ETL Process – Dynamic Testing of Signals

You can define both global tests (applied across all ETL processes) and local tests (specific to a given ETL process).
Local tests can override global tests if they share the same name in the local path.


Test Locations

  • Global tests: $MR_ROOT/Tools/RepoLoadUtils/common/ETL_Infra/tests
  • Local tests: $CODE_DIR/tests

The code is executed from
$MR_ROOT/Tools/RepoLoadUtils/common/ETL_Infra.
This means you can use relative paths to access config files, dictionaries, etc.


Test Organization

  • Each test directory (global or local) contains subdirectories for groups of tests.
  • Subdirectory names correspond to either:
    • A signal name, or
    • A group of signals (e.g., "labs", "cbc").
  • Only signals matching the directory name will be tested.

Test Function Format

Each test file must include a function called Test with the following signature:

def Test(df: pd.DataFrame, si, codedir: str, workdir: str) -> bool:

Arguments:

  • df: Input dataframe containing the signal to test
  • si: Signal information object
    • si.t_ch: Array of time channel types (i = int, f = float, etc.)
    • si.v_ch: Array of value channel types
  • codedir: Path to the ETL code (useful for accessing the config folder)
  • workdir: Working directory for storing outputs

Return value:

  • True if the test passes
  • False if the test fails

Example Test

Path: $MR_ROOT/Tools/RepoLoadUtils/common/tests/labs/test_non_nulls.py

import pandas as pd

def Test(df: pd.DataFrame, si, codedir: str, workdir: str):
    if len(df) == 0:
        return True
    cols = [x for x in df.columns if x == "pid" or "value" in x or "time" in x]
    sig_name = df["signal"].iloc[0]
    # si.t_ch - contains array of each time channel type (for example "i" is integer, "f" float). v_ch is the same for value channels.
    signal_columns = ["time_%d" % (i) for i in range(len(si.t_ch))] + [
        "value_%d" % (i) for i in range(len(si.v_ch))
    ]
    signal_columns.append("pid")
    for col in cols:
        if col not in signal_columns:
            print(f"Skip columns {col} which is not needed in signal {sig_name}")
            continue
        null_date_cnt = len(df[df[col].isnull()])
        if null_date_cnt / len(df) > 0.001:
            print(
                "Failed!

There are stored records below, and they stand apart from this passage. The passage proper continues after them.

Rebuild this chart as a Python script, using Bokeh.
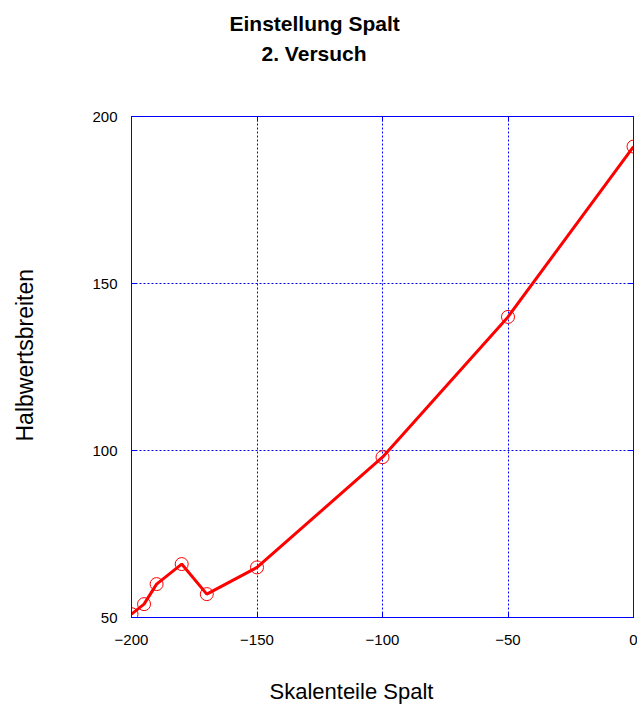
from bokeh.plotting import figure
from bokeh.models import Range1d, LinearAxis, FixedTicker, Grid, Title
from bokeh.embed import file_html
from bokeh.resources import INLINE

# Gap setting (scale divisions) vs. measured half-widths
skalenteile = [-200, -195, -190, -180, -170, -150, -100, -50, 0]
halbwertsbreiten = [51, 54, 60, 66, 57, 65, 98, 140, 191]

x_ticks = [-200, -150, -100, -50, 0]
y_ticks = [50, 100, 150, 200]

FONT = "Liberation Sans"
BLUE = "#0000ff"
RED = "#ff0000"

LEFT, RIGHT, TOP, BOTTOM = 131, 4, 116, 89
W, H = 637, 706

p = figure(
    width=W, height=H,
    x_range=Range1d(-200, 0), y_range=Range1d(50, 200),
    output_backend="svg", toolbar_location=None,
    x_axis_location=None, y_axis_location=None,
    min_border_left=LEFT, min_border_right=RIGHT,
    min_border_top=TOP, min_border_bottom=BOTTOM,
)
p.background_fill_color = "white"
p.border_fill_color = "white"
p.outline_line_color = BLUE
p.outline_line_width = 1
p.center = []


def make_axis(ticks, labels=True, standoff=0):
    ax = LinearAxis(ticker=FixedTicker(ticks=ticks))
    ax.axis_line_color = BLUE
    ax.axis_line_width = 1
    ax.major_tick_line_color = BLUE
    ax.major_tick_in = 5
    ax.major_tick_out = 0
    ax.minor_tick_line_color = None
    ax.major_label_text_font = FONT
    ax.major_label_text_font_size = "15px"
    ax.major_label_text_color = "black"
    ax.major_label_standoff = standoff
    if not labels:
        ax.major_label_text_font_size = "0px"
        ax.major_label_text_alpha = 0
    return ax


def spacer_axis(ticks, gap):
    """Invisible axis whose (undrawn) outward ticks reserve `gap` pixels."""
    ax = make_axis(ticks, labels=False)
    ax.axis_line_color = None
    ax.major_tick_line_color = None
    ax.major_tick_in = 0
    ax.major_tick_out = gap
    return ax


def title(text, size, bold=False, offset=0, valign="bottom", standoff=0):
    return Title(text=text, align="left", offset=offset,
                 vertical_align=valign, standoff=standoff,
                 text_font=FONT, text_font_size=size, text_color="black",
                 text_font_style="bold" if bold else "normal")


# axes on all four sides; only bottom and left carry labels
p.add_layout(make_axis(x_ticks, standoff=17), "below")
p.add_layout(make_axis(y_ticks, standoff=14), "left")
p.add_layout(make_axis(x_ticks, labels=False), "above")
p.add_layout(make_axis(y_ticks, labels=False), "right")

# headings (inner one added first)
p.add_layout(spacer_axis(x_ticks, 52), "above")
p.add_layout(title("2. Versuch", "21px", bold=True, offset=130), "above")
p.add_layout(title("Einstellung Spalt", "21px", bold=True, offset=98,
                   standoff=9), "above")

# axis titles
p.add_layout(spacer_axis(x_ticks, 31), "below")
p.add_layout(title("Skalenteile Spalt", "22px", offset=138, valign="top"),
             "below")
p.add_layout(spacer_axis(y_ticks, 52), "left")
p.add_layout(title("Halbwertsbreiten", "23px", offset=176), "left")

for dim, ticks in ((0, x_ticks), (1, y_ticks)):
    p.add_layout(Grid(dimension=dim, ticker=FixedTicker(ticks=ticks),
                      grid_line_color=BLUE, grid_line_dash="2 2",
                      grid_line_width=1))

p.line(skalenteile, halbwertsbreiten, line_color=RED, line_width=3)
p.scatter(skalenteile, halbwertsbreiten, marker="circle", size=13,
          fill_color=None, line_color=RED, line_width=1)

open("out.html", "w").write(file_html(p, INLINE))
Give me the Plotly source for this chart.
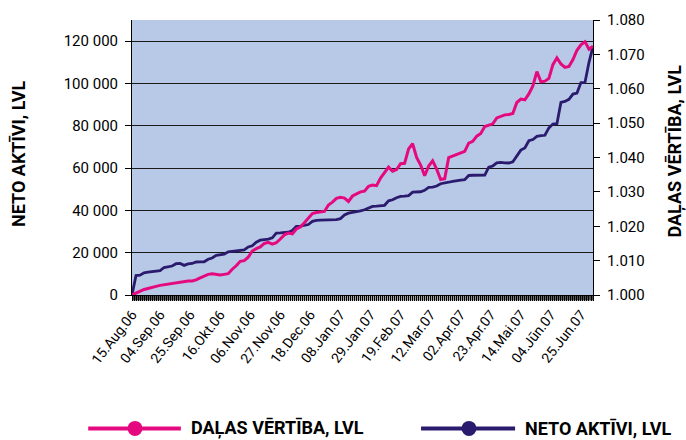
import plotly.graph_objects as go
import pandas as pd

# ---- data ----
start_date = "2006-08-15"
n_business_days = 231
all_days = [d.strftime("%Y-%m-%d") for d in pd.bdate_range(start_date, periods=n_business_days)]
# one reading every 2nd business day
dates = all_days[::2]

neto_aktivi = [
    0, 9200, 9400, 10500, 10800, 11000, 11200, 11500, 13000, 13400,
    13700, 14800, 14900, 14000, 14700, 14900, 15600, 15700, 15700, 16900,
    17500, 18700, 19000, 19300, 20400, 20600, 20800, 21000, 21300, 22700,
    23300, 25000, 25900, 26200, 26400, 27000, 29300, 29400, 29600, 29700,
    30500, 32500, 32600, 32800, 33300, 34800, 35300, 35400, 35500, 35500,
    35500, 35600, 36100, 37800, 38700, 39000, 39500, 39800, 40300, 41000,
    41900, 42000, 42100, 42400, 44500, 45000, 46000, 46600, 46700, 47000,
    48600, 48700, 48800, 49500, 50900, 51000, 51500, 52600, 52800, 53300,
    53700, 54100, 54300, 54500, 56500, 56600, 56600, 56700, 56700, 60400,
    61000, 62500, 62700, 62500, 62400, 63000, 65500, 68500, 69500, 72900,
    73500, 75000, 75300, 75500, 79000, 80800, 81000, 91000, 91500, 92500,
    95000, 95500, 100400, 100500, 110000, 117500,
]

dalas_vertiba = [
    1.0000, 1.0006, 1.0012, 1.0016, 1.0019, 1.0021, 1.0025, 1.0028, 1.0030, 1.0033,
    1.0035, 1.0037, 1.0039, 1.0040, 1.0041, 1.0041, 1.0044, 1.0050, 1.0055, 1.0060,
    1.0062, 1.0059, 1.0058, 1.0060, 1.0062, 1.0075, 1.0085, 1.0098, 1.0100, 1.0110,
    1.0128, 1.0135, 1.0140, 1.0150, 1.0153, 1.0148, 1.0152, 1.0163, 1.0175, 1.0180,
    1.0178, 1.0192, 1.0198, 1.0210, 1.0222, 1.0237, 1.0240, 1.0242, 1.0243, 1.0262,
    1.0270, 1.0281, 1.0284, 1.0282, 1.0272, 1.0288, 1.0295, 1.0300, 1.0302, 1.0316,
    1.0320, 1.0318, 1.0340, 1.0355, 1.0372, 1.0360, 1.0365, 1.0382, 1.0383, 1.0425,
    1.0440, 1.0400, 1.0378, 1.0347, 1.0375, 1.0390, 1.0366, 1.0336, 1.0338, 1.0400,
    1.0405, 1.0408, 1.0415, 1.0418, 1.0442, 1.0447, 1.0462, 1.0470, 1.0490, 1.0495,
    1.0498, 1.0515, 1.0520, 1.0524, 1.0525, 1.0528, 1.0560, 1.0570, 1.0568, 1.0585,
    1.0608, 1.0650, 1.0620, 1.0622, 1.0630, 1.0670, 1.0690, 1.0672, 1.0662, 1.0665,
    1.0685, 1.0712, 1.0728, 1.0737, 1.0715, 1.0724,
]

tick_dates = [
    "2006-08-15", "2006-09-04", "2006-09-25", "2006-10-16", "2006-11-06",
    "2006-11-27", "2006-12-18", "2007-01-08", "2007-01-29", "2007-02-19",
    "2007-03-12", "2007-04-02", "2007-04-23", "2007-05-14", "2007-06-04",
    "2007-06-25",
]
tick_labels = [
    "15.Aug.06", "04.Sep.06", "25.Sep.06", "16.Okt.06", "06.Nov.06",
    "27.Nov.06", "18.Dec.06", "08.Jan.07", "29.Jan.07", "19.Feb.07",
    "12.Mar.07", "02.Apr.07", "23.Apr.07", "14.Mai.07", "04.Jūn.07",
    "25.Jun.07",
]
left_ticks = [0, 20000, 40000, 60000, 80000, 100000, 120000]
right_ticks = [1.000, 1.010, 1.020, 1.030, 1.040, 1.050, 1.060, 1.070, 1.080]

series_names = ["DAĻAS VĒRTĪBA, LVL", "NETO AKTĪVI, LVL"]
pink = "#E5097F"
navy = "#2A1B6E"

FONT = "Roboto"

# label only on the listed dates
label_map = dict(zip(tick_dates, tick_labels))
x_ticktext = [label_map.get(d, "") for d in all_days]

fig = go.Figure()
fig.add_trace(go.Scatter(
    x=dates, y=neto_aktivi, name=series_names[1], mode="lines",
    line=dict(color=navy, width=2.8), yaxis="y",
))
fig.add_trace(go.Scatter(
    x=dates, y=dalas_vertiba, name=series_names[0], mode="lines",
    line=dict(color=pink, width=3), yaxis="y2",
))

shapes = []
annotations = []

# comb of small tick marks under the x axis, one per business day
tick_len_paper = 5.5 / 275
for d in all_days:
    shapes.append(dict(type="line", xref="x", yref="paper", layer="above",
                       x0=d, x1=d, y0=-0.002, y1=-tick_len_paper,
                       line=dict(color="black", width=1.4)))

# manual legend (wide line symbol with dot)
legend_y = -0.485
legend_items = [
    (series_names[0], pink, -0.095, 0.106, 0.0065, 0.124),
    (series_names[1], navy, 0.627, 0.831, 0.731, 0.848),
]
for name, col, lx0, lx1, mx, tx in legend_items:
    shapes.append(dict(type="line", xref="paper", yref="paper",
                       x0=lx0, x1=lx1, y0=legend_y, y1=legend_y,
                       line=dict(color=col, width=4)))
    shapes.append(dict(type="circle", xref="paper", yref="paper",
                       xsizemode="pixel", ysizemode="pixel",
                       xanchor=mx, yanchor=legend_y,
                       x0=-7.5, x1=7.5, y0=-7.5, y1=7.5,
                       fillcolor=col, line=dict(color=col, width=0)))
    annotations.append(dict(text=name, xref="paper", yref="paper",
                            x=tx, y=legend_y, xanchor="left", yanchor="middle",
                            showarrow=False,
                            font=dict(family=FONT, size=18, color="black", weight="bold")))

annotations.append(dict(text=series_names[1], xref="paper", yref="paper",
                        x=-0.245, y=0.513, textangle=-90, showarrow=False,
                        xanchor="center", yanchor="middle",
                        font=dict(family=FONT, size=18, color="black", weight="bold")))
annotations.append(dict(text=series_names[0], xref="paper", yref="paper",
                        x=1.178, y=0.522, textangle=-90, showarrow=False,
                        xanchor="center", yanchor="middle",
                        font=dict(family=FONT, size=18, color="black", weight="bold")))

fig.update_layout(
    width=686, height=440, autosize=False,
    margin=dict(l=132, r=93, t=20, b=145),
    paper_bgcolor="white",
    plot_bgcolor="#B8C9E7",
    separators=". ",
    showlegend=False,
    font=dict(family=FONT, size=15, color="black"),
    shapes=shapes,
    annotations=annotations,
    xaxis=dict(
        type="category",
        categoryorder="array", categoryarray=all_days,
        range=[0, len(all_days) - 1],
        tickmode="array", tickvals=all_days, ticktext=x_ticktext,
        tickangle=-52,
        tickfont=dict(family=FONT, size=14),
        ticks="outside", ticklen=5, tickcolor="black", tickwidth=1.4,
        showgrid=False, zeroline=False, automargin=False,
        showline=True, linecolor="black", linewidth=1,
    ),
    yaxis=dict(
        range=[0, 130000], tickvals=left_ticks, tickformat=",d",
        ticks="outside", ticklen=6, tickcolor="black",
        showgrid=True, gridcolor="#1a1a1a", gridwidth=1, zeroline=False,
        showline=True, linecolor="black", linewidth=1,
        tickfont=dict(family=FONT, size=15), automargin=False,
        ticklabelstandoff=4,
    ),
    yaxis2=dict(
        range=[1.0, 1.08], tickvals=right_ticks, tickformat=".3f",
        overlaying="y", side="right",
        ticks="outside", ticklen=6, tickcolor="black",
        showgrid=False, zeroline=False, automargin=False,
        showline=True, linecolor="black", linewidth=1,
        tickfont=dict(family=FONT, size=15),
        ticklabelstandoff=4,
    ),
)

fig.write_html(
    "out.html",
    config={"displayModeBar": False},
    post_script="document.body.style.margin='0';document.body.style.padding='0';",
)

There are %d(%2.3f%%) missing values for signal %s in col %s"
                % (null_date_cnt, 100 * null_date_cnt / len(df), sig_name, col)
            )
            return False
        if null_date_cnt > 0:
            print(
                "There are %d(%2.3f%%) missing values for signal %s in col %s"
                % (null_date_cnt, 100 * null_date_cnt / len(df), sig_name, col)
            )
        df.drop(df.loc[df[col].isnull()].index, inplace=True)  # clean nulls
        df.reset_index(drop=True, inplace=True)
    print("Done testing nulls in signal %s" % (sig_name))
    return True
This test verifies that no more than 1% null values exist in pid, time_0, value_0 for all labs signals. You can copy it into a local directory and adjust thresholds as needed.

Plotting Graphs

To generate HTML plots, use the plot_graph function:

import sys, os
from ETL_Infra.plot_graph import plot_graph
  • Input:
    • A dataframe with two columns, or
    • A dictionary {name: dataframe} (to plot multiple series)

Running Tests on Signals

You can run or rerun tests with:

1
2
3
4
python $MR_ROOT/Tools/RepoLoadUtils/common/ETL_Infra/run_test_on_sig.py \
  --workdir $WORKDIR \
  --codedir $CODEDIR \
  --signal $SIGNAL
* --signal can accept multiple signals (comma-separated).